Hay libros que siempre recuerdas, independientemente de si los relees o no, porque anidan en ti, están sembrados en tu mente y en tu corazón, forman parte sustantiva de tu formación espiritual y literaria: son esos mismos que solemos citar de memoria, como si fueran de nuestra propia cosecha, cuyos episodios saltan a tu memoria sin esfuerzo alguno, son esos mismos libros que te hubiera gustado escribir, que los amas a pesar de sus autores y de sus pérfidas existencias, son los mismos que pondrías en las manos de los seres que amas porque sabes que los disfrutarán como tú, son los que recomendarías con los ojos cerrados porque no te harán quedar mal, es más: te darán prestigio entre tus amigos y conocidos, porque con el tiempo llegarán y te dirán con una sonrisa: “¡Tremendo libro me recomendaste Ricardo, gracias por el dato, lo disfruté un montón y ahora es uno de mis favoritos!”, son aquellos que te llevas a todas partes, incluso duermen contigo, son tus fieles compañeros de ruta, están contigo en todo momento y te dan una gran felicidad, los llevas al trabajo y a pasear, y sus carátulas quedan fatigadas al extremo, pero los quieres, así como están, son parte de tu acervo y de tu biblioteca, son esos libros de los que no te desprenderías jamás, y mucho menos darías en préstamo.
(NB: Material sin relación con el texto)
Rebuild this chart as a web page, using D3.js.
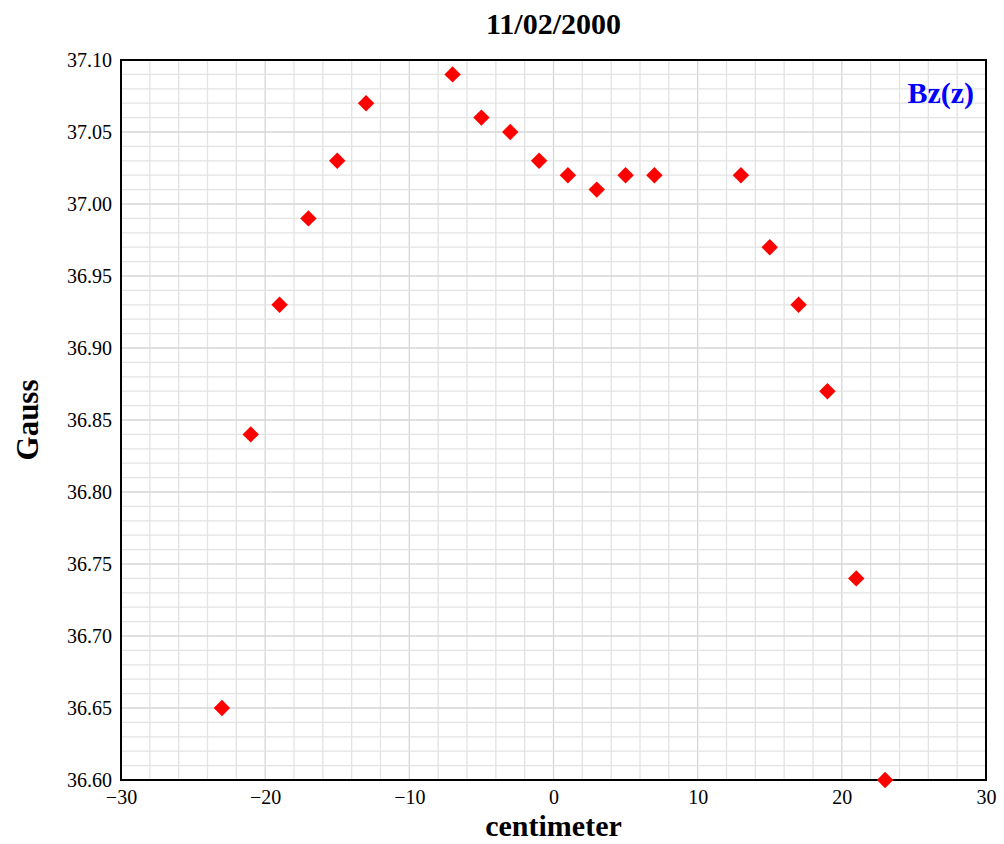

Hay libros sorpresivos, ya que recuerdas su lectura y su contenido, pero que con cada nuevo encuentro hallas en ellos un “algo” que te sorprende, que no habías percibido antes: eso que te conmueve sin previo aviso, que te inunda de asombro, que expande tu mente y tu corazón, y son esos mismos libros que miras con inmenso respeto, porque en cada vocablo, frase u oración te topas con un destello y portento, como si le insuflaran luz a tu vida, como si fueran el complemento ideal a tu larga experiencia lectora, y cada vez que los relees consigues siempre nuevos vislumbres que te impelen a seguir, a volver una y otra vez sobre lo andado, y regresas con estupor y curiosidad porque sabes que allí, precisamente allí hay una voz que te habla al oído, que desvela tus propias claves, que te susurra cosas tan maravillosas, que no las puedes creer, pero están frente a ti y son inocultables, y sabes que solo tú las percibes, porque es un mensaje cifrado que desde tu propia historia y vida sabrás comprender.
Recordar lo leído es toda una aventura, pero no recordarlo también, porque te pone inmensos retos, te desafía permanentemente, te empuja a conjugar en tu ser consciente e inconsciente: materia y espiritualidad, experiencia y anhelados horizontes, y, como en un juego de acertijos, buscas aquello que te ancla y sabes que yace en ti conjugado y no explícito, pero que está y que no lo has perdido para siempre, porque la vida es andar, es internarse por densos territorios, es otear siempre en lo no andado o no reconocido, pero que lo llevas contigo, y está en tu mochila personal, y que nada ni nadie podrán quitarte: porque eres tú mismo, la esencialidad, la razón de ser, el Yo y el Superyó fundidos en una misma entidad, que mira con confianza el futuro.